The first test of that last line will come in the NFL’s first game of 2019. With the league putting on an event in Grant Park, a national spotlight on NBC and an entire city’s attention turned to the lakefront, the Bears can expect a raucous atmosphere to greet their longtime rivals in early September. 

As Nagy talked through what would happen — season opener for the league, season opener for the Bears, at Soldier Field — he perked up a bit on Tuesday morning. 

“I mean, I got goosebumps just there saying that,” Nagy said. “It's going to be special. We've got to make sure our guys understand the significance of it, but not to make it too overblown to where they don't play fast. I think it's going to be great for the league. I'm excited it's at home. Obviously, playing in Green Bay and that tough loss we had last year (in Week 1). But I'm fired up about it.”

The NFL, of course, is not without its own issues as it enters its 100th season. Those won’t be papered over because of one Thursday in Chicago in September. 

But the sport remains the most popular one in the United States, with the NFL making strong in-roads in Mexico and England, too. And decades ago, when Halas had to creatively battle to get football in front of Americans, perhaps an event with massive interest like the Bears-Packers season opener would’ve been something he could’ve envisioned. 

“I don’t know that he could have envisioned the explosive growth of our game,” McCaskey said. “But I’m convinced that he knew that professional football was something that America would come to love. And there’s a little plaque in the lobby of Halas Hall, underneath this life-size piece of art of George Halas. And the plaque is written by Bill McGrane, a pretty good writer. There’s a line in there something to the effect of ‘By sheer force of his immense will George Halas demanded that American pay attention to professional football.’ I think that’s what has happened.”

And Now, A Story

We’ll end this with a story by McCaskey about why he doesn’t wear his Super Bowl XX ring anymore. 

McCaskey estimated this story happened in the early 1990’s, though the Bears first played the Cincinnati Bengals in a preseason game after winning the Super Bowl in 2000. The Bears played at Cincinnati in 1986 and 1995 during the regular season. 

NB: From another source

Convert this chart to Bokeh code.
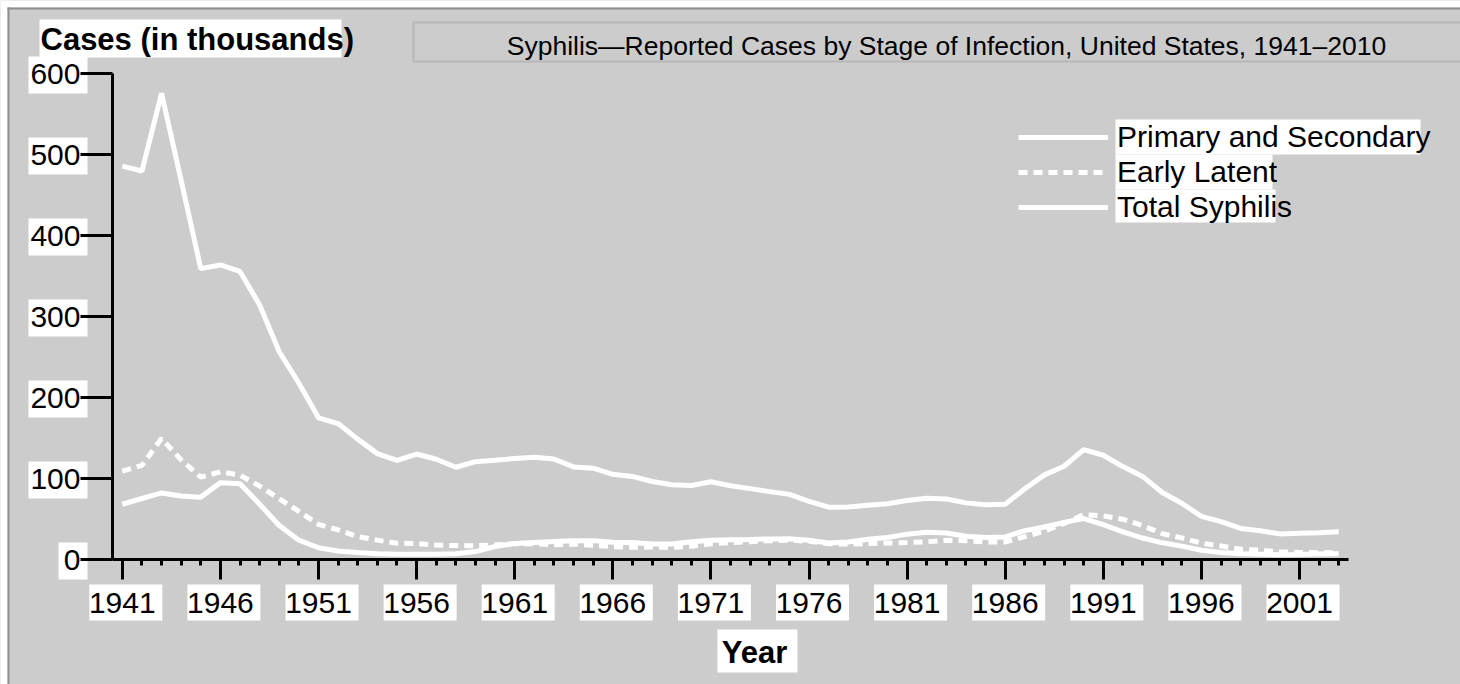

Anyways, here’s the story:

“So I think it was a preseason game in Cincinnati and I had my ring on for the trip and we flew out of the airport, which is in Kentucky, on the charter. And at some point on the return flight I realized that i didn't have my ring with me and I was sick to my stomach. 

“And Bob Laskowski who at the time was our United Airlines rep and since came to work for the Bears and has been with us for many, many years tore the plane apart for me. I was very embarrassed and our doctors were looking under their seats and the overhead bins and the seat backs and the pockets — It couldn't be found anywhere. 

“Well, the fact of the matter was it wasn't on the plane and I thought it was hopefully lost. I don't remember how much time was passed, but I got a call from a firefighter with whatever the local fire department is that services that airport and he said, 'Hey I was on a vehicle on the jet-way and we're trained to look for debris on the tarmacs that could be sucked into a jet engine, and I've got your ring.

“… He returned the ring. He didn't want any money, didn't want any reward, he wound up coming to a Bears game or going to a Bears game, I don't remember what the details were. 

“But the ring was smashed, it had gotten run over by one of the airport vehicles. So, since then (laughs) I don't wear it all the time. And I've got my dad's ring from 1963 so they're both in a safe place.”